Im Text der Bachmann wird assoziiert und bruchstückhaft erzählt, das ist von Reiz. Es entsteht aber eine Dauerspontaneität, die es dem Text nicht erlaubt, die Aufmerksamkeit des Lesers jemals anzuspannen. Das plappernde Bewusstsein erschöpft sich bald. Und es ist auch nicht die Welt, in der die meisten Menschen leben. Literarische Figuren haben nicht nur die scheinbare Zeitlosigkeit des Innern, sondern auch die Chronologie äußerlicher Handlungen nötig. Zusammenfassend lässt sich sagen: Das personale Schreiben, (das „Malina“ hervorbrachte) stellt die innere Welt auf Dauer und lässt die äußere in Bruchstücken darin auftauchen, aber es liefert – wie das auktoriale Schreiben – nur eine Teilansicht der Welt. Es lässt den handelnden Menschen weg.

Robert Schindel Bild

Robert Schindel hat den auktorialen Spielleiter benutzt (in einem Roman über das Erinnern an den Holocaust) und dabei nicht nur die Auf- und Abtritte seiner Figuren geregelt: er stapelte den Artikel zusammen und eilte zu seinem Chef. Klingler hielt ihm die Hand hin. Geben Sie her, geben Sie her! Er las, schnaufte dabei, lächelte. Nanu, an?, Klingler drehte das letzte Blatt um, sah unter seinen Schreibtisch. Da fehlt doch was. Kürzen Sie in der Mitte bissl und kommen Sie zum Ende. Er gab ihm den Artikel zurück, erhob sich und ging zum Fenster. Und mildern Sie das Ganze etwas. Der Zorn ist ein mäßiger Autor! Schreiben Sie es zu Ende, sagte Apolloner und wollte ihm den Artikel auf den Schreibtisch legen. Seien Sie nicht kindisch, sagte Klingler und drehte sich zu ihm. Glauben Sie, mir schmeckt das? Lassen Sie die Wortspiele draußen und schreiben Sie noch etwas über die österreichische Krankheit.

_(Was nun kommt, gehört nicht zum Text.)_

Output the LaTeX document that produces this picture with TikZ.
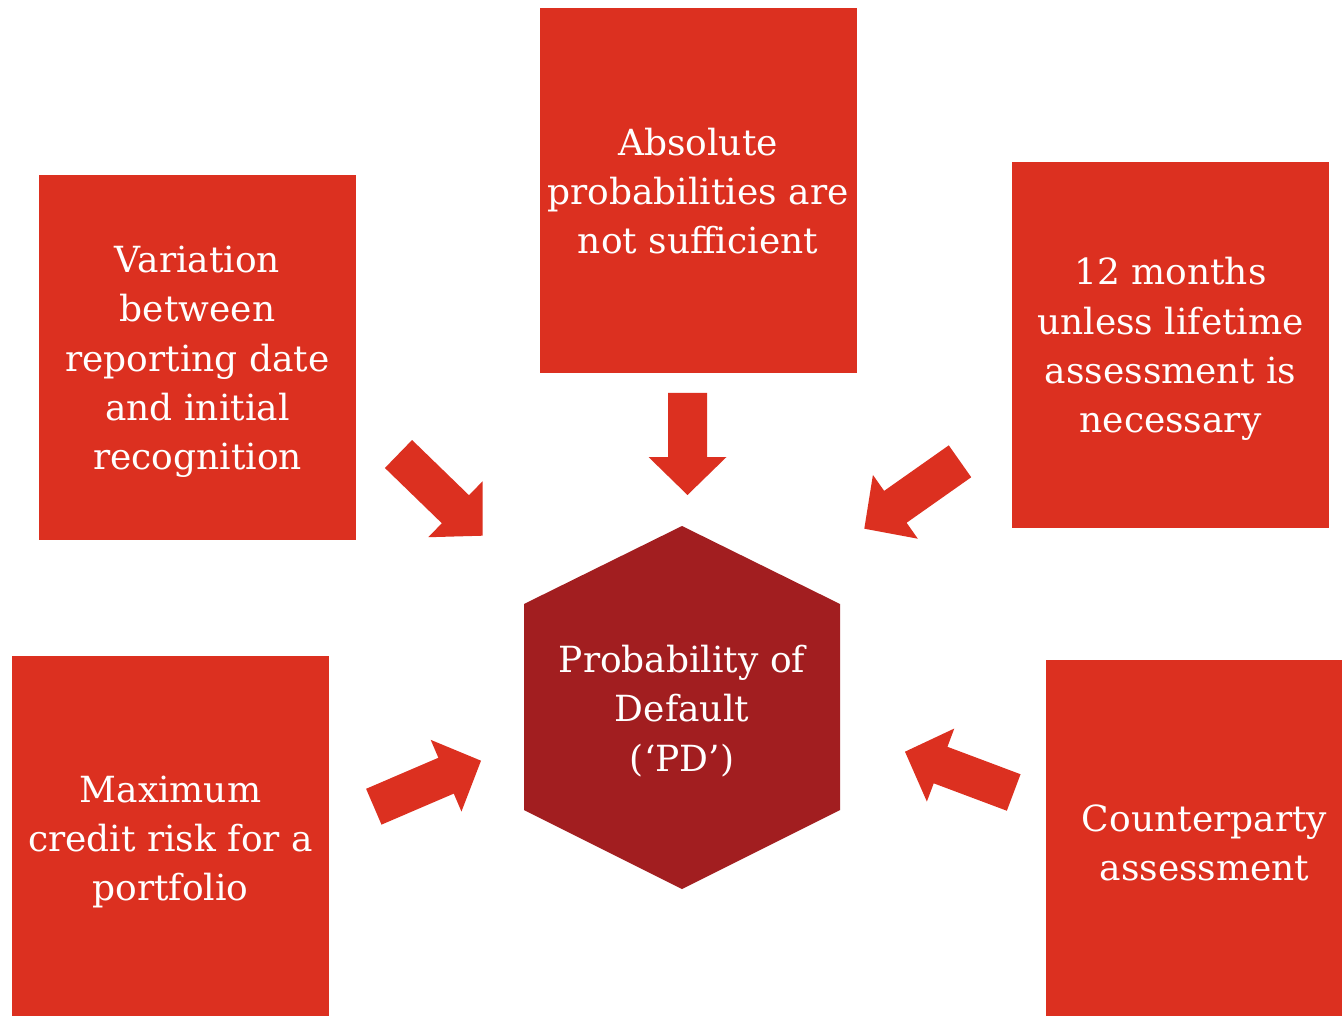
\documentclass[tikz,border=0pt]{standalone}
\usepackage{fontspec}
\setmainfont{DejaVu Serif}
\usetikzlibrary{calc}
\definecolor{boxred}{HTML}{DC3020}
\definecolor{hexred}{HTML}{A21E20}
\newcommand{\blockarrow}[2]{%
  \fill[boxred]
    ($(#1)!19.5pt!90:(#2)$) --
    ($($(#2)!38pt!(#1)$)!19.5pt!90:(#2)$) --
    ($($(#2)!38pt!(#1)$)!39pt!90:(#2)$) --
    (#2) --
    ($($(#2)!38pt!(#1)$)!39pt!-90:(#2)$) --
    ($($(#2)!38pt!(#1)$)!19.5pt!-90:(#2)$) --
    ($(#1)!19.5pt!-90:(#2)$) -- cycle;}
\tikzset{
  box/.style={rectangle, fill=boxred, inner sep=0pt, minimum width=317pt, minimum height=365pt},
  lbl/.style={text=white, align=center, inner sep=0pt, font=\fontsize{36}{49.3}\selectfont}
}
\begin{document}
\begin{tikzpicture}[x=1pt,y=-1pt]
\clip (0,0) rectangle (1342,1016);
\fill[white] (0,0) rectangle (1342,1016);
% boxes
\node[box] (b1) at (698,191) {};
\node[lbl] at ($(b1.center)+(0,0)$) {Absolute\\probabilities are\\not sufficient};
\node[box] (b2) at (197.5,357.5) {};
\node[lbl] at ($(b2.center)+(0,4.5)$) {Variation\\between\\reporting date\\and initial\\recognition};
\node[box] (b3) at (1170.5,345) {};
\node[lbl] at ($(b3.center)+(0,4)$) {12 months\\unless lifetime\\assessment is\\necessary};
\node[box] (b4) at (170.5,838) {};
\node[lbl] at ($(b4.center)+(0,4)$) {Maximum\\credit risk for a\\portfolio};
\node[box] (b5) at (1204.5,842) {};
\node[lbl] at ($(b5.center)+(0,1)$) {Counterparty\\assessment};
% hexagon
\fill[hexred] (682,526) -- (840,604) -- (840,810) -- (682,889) -- (524,810) -- (524,604) -- cycle;
\node[lbl] (pd) at (682,711) {Probability of\\Default\\(‘PD’)};
% arrows
\coordinate (t1) at (687.5,393); \coordinate (p1) at (687.5,495);
\coordinate (t2) at (398.5,454); \coordinate (p2) at (482.7,535.7);
\coordinate (t3) at (960,461.3); \coordinate (p3) at (864.3,528.7);
\coordinate (t4) at (373.8,806.7); \coordinate (p4) at (481,760.7);
\coordinate (t5) at (1013.7,792.5); \coordinate (p5) at (905,751.7);
\blockarrow{t1}{p1}
\blockarrow{t2}{p2}
\blockarrow{t3}{p3}
\blockarrow{t4}{p4}
\blockarrow{t5}{p5}
\end{tikzpicture}
\end{document}
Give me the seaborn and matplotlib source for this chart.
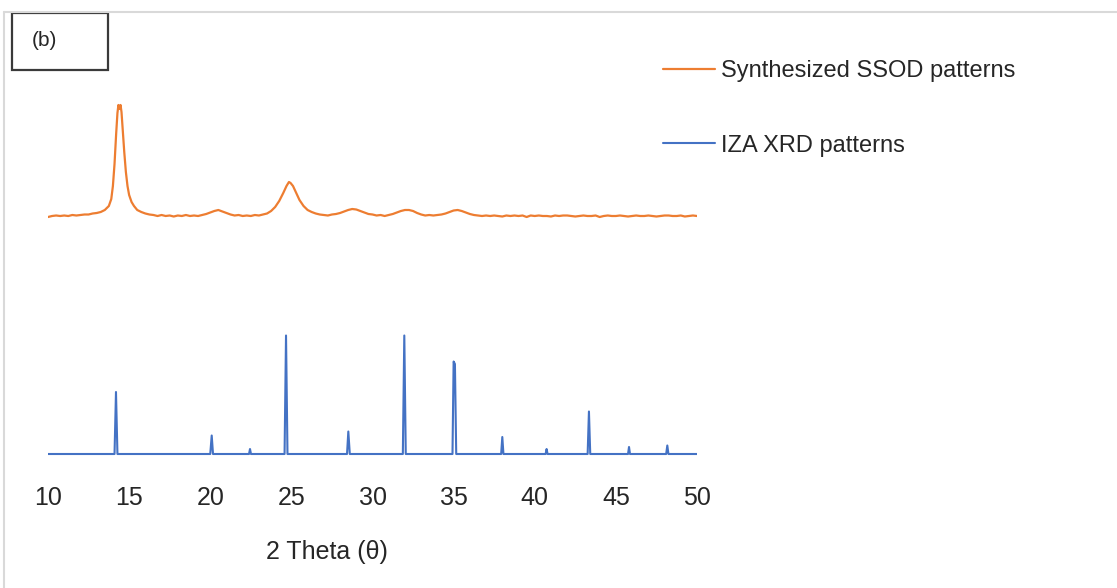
import pandas as pd
import matplotlib.pyplot as plt
import seaborn as sns
from matplotlib.lines import Line2D
from matplotlib.patches import Rectangle

# Patron sintetizado (SSOD): 2 theta y altura sobre su linea base
orange_x = [
    10.0, 10.25, 10.5, 10.75, 11.0, 11.25, 11.5, 11.75, 12.0, 12.25, 12.5, 12.75, 13.0, 13.25, 13.5, 13.75, 13.9,
    14.0, 14.1, 14.2, 14.28, 14.34, 14.41, 14.47, 14.53, 14.6, 14.7, 14.8, 14.9,
    15.0, 15.15, 15.3, 15.5, 15.75, 16.0, 16.25, 16.5, 16.75, 17.0, 17.25, 17.5, 17.75,
    18.0, 18.25, 18.5, 18.75, 19.0, 19.25, 19.5, 19.75, 20.0, 20.25, 20.5, 20.75,
    21.0, 21.25, 21.5, 21.75, 22.0, 22.25, 22.5, 22.75, 23.0, 23.25, 23.5, 23.75,
    24.0, 24.25, 24.5, 24.7, 24.85, 24.95, 25.1, 25.3, 25.5, 25.75,
    26.0, 26.25, 26.5, 26.75, 27.0, 27.25, 27.5, 27.75,
    28.0, 28.25, 28.5, 28.75, 29.0, 29.25, 29.5, 29.75,
    30.0, 30.25, 30.5, 30.75, 31.0, 31.25, 31.5, 31.75, 32.0, 32.25, 32.5, 32.75,
    33.0, 33.25, 33.5, 33.75, 34.0, 34.25, 34.5, 34.75, 35.0, 35.25, 35.5, 35.75,
    36.0, 36.25, 36.5, 36.75, 37.0, 37.25, 37.5, 37.75, 38.0, 38.25, 38.5, 38.75,
    39.0, 39.25, 39.5, 39.75, 40.0, 40.25, 40.5, 40.75, 41.0, 41.25, 41.5, 41.75,
    42.0, 42.25, 42.5, 42.75, 43.0, 43.25, 43.5, 43.75, 44.0, 44.25, 44.5, 44.75,
    45.0, 45.25, 45.5, 45.75, 46.0, 46.25, 46.5, 46.75, 47.0, 47.25, 47.5, 47.75,
    48.0, 48.25, 48.5, 48.75, 49.0, 49.25, 49.5, 49.75, 50.0,
]
orange_y = [
    -1, 0, 0.5, 0, 0.5, 0, 1, 0.5, 1, 1.5, 1.5, 2.5, 3, 4, 6, 10, 17,
    30, 52, 82, 103, 111, 107, 111, 104, 88, 64, 44, 30,
    21, 14, 10, 6, 4, 2.5, 1.5, 1, 0, 1, 0, 0.5, -0.5,
    0.5, 0, 1, 0, 0.5, 0, 1, 2, 3.5, 5, 6, 4.5,
    3, 1.5, 0.5, 1, 0, 0.5, 0, 1, 0.5, 1.5, 2.5, 5,
    9, 15, 23, 30, 34, 33, 30, 23, 16, 10,
    6, 4, 2.5, 1.5, 1, 0.5, 1.5, 2,
    3, 4.5, 6, 7, 6.5, 5, 3.5, 2,
    1.5, 0.5, 1, 0, 1, 2, 3.5, 5, 6, 6, 5, 3,
    1.5, 0.5, 1, 0.5, 1, 1.5, 2.5, 4, 5.5, 6, 5, 3.5,
    2, 1, 0.5, 0, 0.5, 0, 0.5, 0, -0.5, 0.5, 0, 0.5,
    0, 0.5, -1, 0.5, 0, 0.5, 0, 0, -0.5, 0.5, 0, 0.5,
    0.5, 0, -0.5, 0, 0.5, 0, 0, 0.5, -1, 0, 0.5, 0,
    0, 0.5, 0, -0.5, 0, 0.5, 0, 0, 0.5, 0, -0.5, 0,
    0.5, 0.5, 0, 0, 0.5, -0.5, 0, 0.5, 0,
]

# Patron de referencia IZA (picos estrechos)
blue_x = [
    10.0,
    14.1, 14.19, 14.28, 20.0, 20.09, 20.17, 22.39, 22.45, 22.51,
    24.58, 24.67, 24.76, 28.43, 28.51, 28.6, 31.87, 31.96, 32.05,
    34.93, 35.0, 35.08, 35.16,
    37.93, 38.0, 38.07, 40.67, 40.73, 40.79, 43.26, 43.34, 43.42,
    45.75, 45.81, 45.87, 48.1, 48.17, 48.24,
    50.0,
]
blue_y = [
    0,
    0, 62, 0, 0, 18.5, 0, 0, 5, 0,
    0, 118.5, 0, 0, 22.5, 0, 0, 118.5, 0,
    0, 92.5, 90, 0,
    0, 17, 0, 0, 5, 0, 0, 42.5, 0,
    0, 7, 0, 0, 8.5, 0,
    0,
]

x_ticks = [10, 15, 20, 25, 30, 35, 40, 45, 50]
orange_offset = 238  # desplazamiento vertical del patron sintetizado

sns.set_theme(style="white")
plt.rcParams['font.family'] = ['Liberation Sans', 'DejaVu Sans']

W, H = 1117, 588
fig = plt.figure(figsize=(W / 100, H / 100), dpi=100)
ax = fig.add_axes([48 / W, 1 - 460 / H, (697 - 48) / W, 370 / H])

df_orange = pd.DataFrame({'x': orange_x, 'y': [v + orange_offset for v in orange_y]})
df_blue = pd.DataFrame({'x': blue_x, 'y': blue_y})

sns.lineplot(data=df_orange, x='x', y='y', color='#ED7D31', linewidth=1.6,
             estimator=None, sort=False, label='Synthesized SSOD patterns', ax=ax)
sns.lineplot(data=df_blue, x='x', y='y', color='#4472C4', linewidth=1.5,
             estimator=None, sort=False, label='IZA XRD patterns', ax=ax)

ax.set_xlim(10, 50)
ax.set_ylim(-6, 364)
ax.set_xticks(x_ticks)
ax.set_xticklabels([str(t) for t in x_ticks])
ax.set_yticks([])
ax.tick_params(axis='x', length=0, pad=18.5, labelsize=18, labelcolor='#262626')
ax.set_xlabel('')
ax.set_ylabel('')
for s in ax.spines.values():
    s.set_visible(False)

ax.legend(loc='upper left', bbox_to_anchor=(663 / W, 1 - 60 / H), bbox_transform=fig.transFigure,
          frameon=False, fontsize=17, handlelength=2.2, handletextpad=0.25,
          labelspacing=2.23, borderpad=0, borderaxespad=0, labelcolor='#262626')

fig.text(327 / W, 1 - 552 / H, '2 Theta (θ)', ha='center', va='center', fontsize=18, color='#262626')

# borde gris de la figura
fig.add_artist(Line2D([4 / W, 4 / W], [0, 1 - 12 / H], color='#d9d9d9', lw=1.5, transform=fig.transFigure))
fig.add_artist(Line2D([4 / W, 1], [1 - 12 / H, 1 - 12 / H], color='#d9d9d9', lw=1.5, transform=fig.transFigure))

# recuadro (b)
fig.add_artist(Rectangle((12 / W, 1 - 70 / H), 96 / W, 57 / H, fill=False, edgecolor='#3a3a3a',
                         lw=1.6, transform=fig.transFigure))
fig.text(44 / W, 1 - 40 / H, '(b)', ha='center', va='center', fontsize=15, color='#262626')

plt.savefig('out.png', dpi=100)
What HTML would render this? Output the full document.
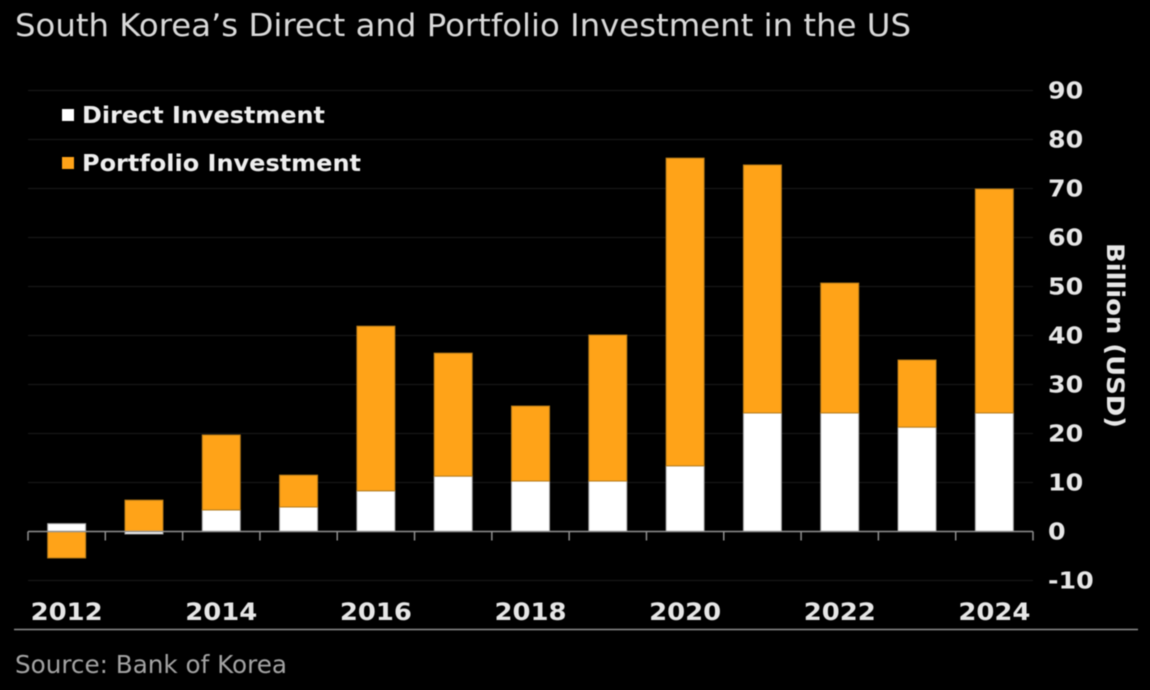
<!DOCTYPE html>
<html lang="en">
<head>
<meta charset="utf-8">
<title>South Korea's Direct and Portfolio Investment in the US</title>
<style>
html,body{margin:0;padding:0;background:#000;width:1150px;height:690px;overflow:hidden}
svg{display:block;filter:blur(.5px)}
text{font-family:"DejaVu Sans","Liberation Sans",sans-serif}
</style>
</head>
<body>
<svg id="chart" xmlns="http://www.w3.org/2000/svg" width="1150" height="690" viewBox="0 0 1150 690">
<rect width="1150" height="690" fill="#000"/>
<text x="15" y="36" font-size="31" fill="#d9d9d9" textLength="896" lengthAdjust="spacingAndGlyphs">South Korea’s Direct and Portfolio Investment in the US</text>
<g id="grid"></g>
<g id="bars"></g>
<g id="axis"></g>
<g id="yticks"></g>
<g id="xlabels"></g>
<text transform="translate(1107,243) rotate(90)" font-size="24" font-weight="bold" fill="#e6e6e6" textLength="185" lengthAdjust="spacingAndGlyphs">Billion (USD)</text>
<g>
<g>
<rect x="62" y="109" width="12" height="12" fill="#fff"/>
<text x="82" y="123" font-size="23" font-weight="bold" fill="#eeeeee" textLength="243" lengthAdjust="spacingAndGlyphs">Direct Investment</text>
</g>
<g>
<rect x="62" y="157" width="12" height="12" fill="#ffa318"/>
<text x="82" y="171" font-size="23" font-weight="bold" fill="#eeeeee" textLength="279" lengthAdjust="spacingAndGlyphs">Portfolio Investment</text>
</g>
</g>
<line x1="14" x2="1138" y1="629.5" y2="629.5" stroke="#8c8c8c" stroke-width="1.5"/>
<text x="15" y="673" font-size="25" fill="#a3a3a3" textLength="272" lengthAdjust="spacingAndGlyphs">Source: Bank of Korea</text>
</svg>
<script>
const years = [2012, 2013, 2014, 2015, 2016, 2017, 2018, 2019, 2020, 2021, 2022, 2023, 2024];
const directValues = [1.6, -0.5, 4.4, 5.0, 8.3, 11.3, 10.3, 10.3, 13.4, 24.2, 24.2, 21.3, 24.2];
const portfolioValues = [-5.4, 6.4, 15.3, 6.5, 33.6, 25.1, 15.3, 29.8, 62.8, 50.6, 26.5, 13.7, 45.7];
const yTickValues = [90, 80, 70, 60, 50, 40, 30, 20, 10, 0, -10];
const xLabelYears = [2012, 2014, 2016, 2018, 2020, 2022, 2024];

const NS = 'http://www.w3.org/2000/svg';
const PLOT_LEFT = 28, PLOT_RIGHT = 1033, BAR_W = 38;
const STEP = (PLOT_RIGHT - PLOT_LEFT) / years.length;
function yScale(v) { return 531.5 - v * 4.9; }
function xScale(i) { return PLOT_LEFT + STEP * (i + 0.5); }
function make(parent, tag, attrs) {
  const el = document.createElementNS(NS, tag);
  for (const k in attrs) el.setAttribute(k, attrs[k]);
  parent.appendChild(el);
  return el;
}
function widen(t, factor) {
  t.setAttribute('textLength', (t.getComputedTextLength() * factor).toFixed(1));
  t.setAttribute('lengthAdjust', 'spacingAndGlyphs');
}
const grid = document.getElementById('grid');
const barsG = document.getElementById('bars');
const axisG = document.getElementById('axis');
const yG = document.getElementById('yticks');
const xG = document.getElementById('xlabels');

yTickValues.forEach(function (v) {
  if (v !== 0) {
    const gl = make(grid, 'line', {x1: PLOT_LEFT, x2: PLOT_RIGHT, y1: yScale(v), y2: yScale(v), stroke: '#1a1a1a', 'stroke-width': 1});
    
    
  }
  const t = make(yG, 'text', {x: 1048, y: yScale(v) + 8, 'font-size': 23, 'font-weight': 'bold', fill: '#e6e6e6'});
  
  
  t.textContent = String(v);
  widen(t, 1.1);
});

function segment(i, from, to, fill, stroke, name) {
  const top = Math.min(yScale(from), yScale(to));
  const h = Math.abs(yScale(from) - yScale(to));
  const r = make(barsG, 'rect', {x: xScale(i) - BAR_W / 2, y: top, width: BAR_W, height: h, fill: fill, stroke: stroke, 'stroke-width': 1});
  
  
}
years.forEach(function (yr, i) {
  const d = directValues[i], p = portfolioValues[i];
  const pFrom = (d >= 0 && p >= 0) ? d : 0;
  const pTo = pFrom + p;
  segment(i, 0, d, '#ffffff', '#a8a8a8', 'bar-direct-' + yr);
  segment(i, pFrom, pTo, '#ffa318', '#b57a18', 'bar-portfolio-' + yr);
});

const axisLine = make(axisG, 'line', {x1: PLOT_LEFT, x2: PLOT_RIGHT, y1: yScale(0), y2: yScale(0), stroke: '#8f8f8f', 'stroke-width': 1.5});


for (let i = 0; i <= years.length; i++) {
  const x = PLOT_LEFT + STEP * i;
  const tick = make(axisG, 'line', {x1: x, x2: x, y1: yScale(0), y2: yScale(0) + 9, stroke: '#8f8f8f', 'stroke-width': 1.5});
  
  
}
xLabelYears.forEach(function (yr) {
  const i = years.indexOf(yr);
  const t = make(xG, 'text', {x: xScale(i) - 36, y: 620, 'font-size': 24, 'font-weight': 'bold', fill: '#e6e6e6'});
  
  
  t.textContent = String(yr);
  t.setAttribute('textLength', '72');
  t.setAttribute('lengthAdjust', 'spacingAndGlyphs');
});
</script>
</body>
</html>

Das haben Sie schön angedeutet, aber eben nur angedeutet. Kommen Sie Roman, kühler Kopf zum heißen Herzen. Kühler Kopf! - Klingler schaute auf seine Armbanduhr. Bis um fünf. Um halb sechs lieferte Apolloner den Artikel ab, fuhr ins Pick Up und stellte sich neben Karl Fraul an die Bar. Ich weiß selbst nicht, warum ich in eine derartige Dauerwut hineingeraten bin. Ich ging im Pick Up zum an der ersten Bar lehnenden Karl Fraul, stellte mich neben ihn, klopfte ihm auf den Oberarm und strebte weiter zur zweiten Bar, an welcher niemand stand. Fraul hatte mir ein heiseres ´Servus Roman´ hingesagt. Nun drehte ich mich um und schaute zu Fraul zurück, der mit dem Rücken zu mir ein neues Bier orderte. (R.S., Der Kalte, Frankfurt/Main 2014, S. 233f.)

Schindel gibt die äußeren Handlungen in dürrer Sprache wieder und beendet sie nur deswegen, um eine Innenwelt einzuschalten. Diese liefert keine eigene Sprache der Figur, sondern bietet nur jene Auktorialität, die sonst überall den Text dominiert. Damit ist der Sinn dieses Wechsels von Auktorial und Personal verfehlt. Der allwissende Erzähler soll nicht der heimliche Herr von personalen Innenwelten sein, sondern besser zusammenfassen, behutsamer urteilen und mehr wissen.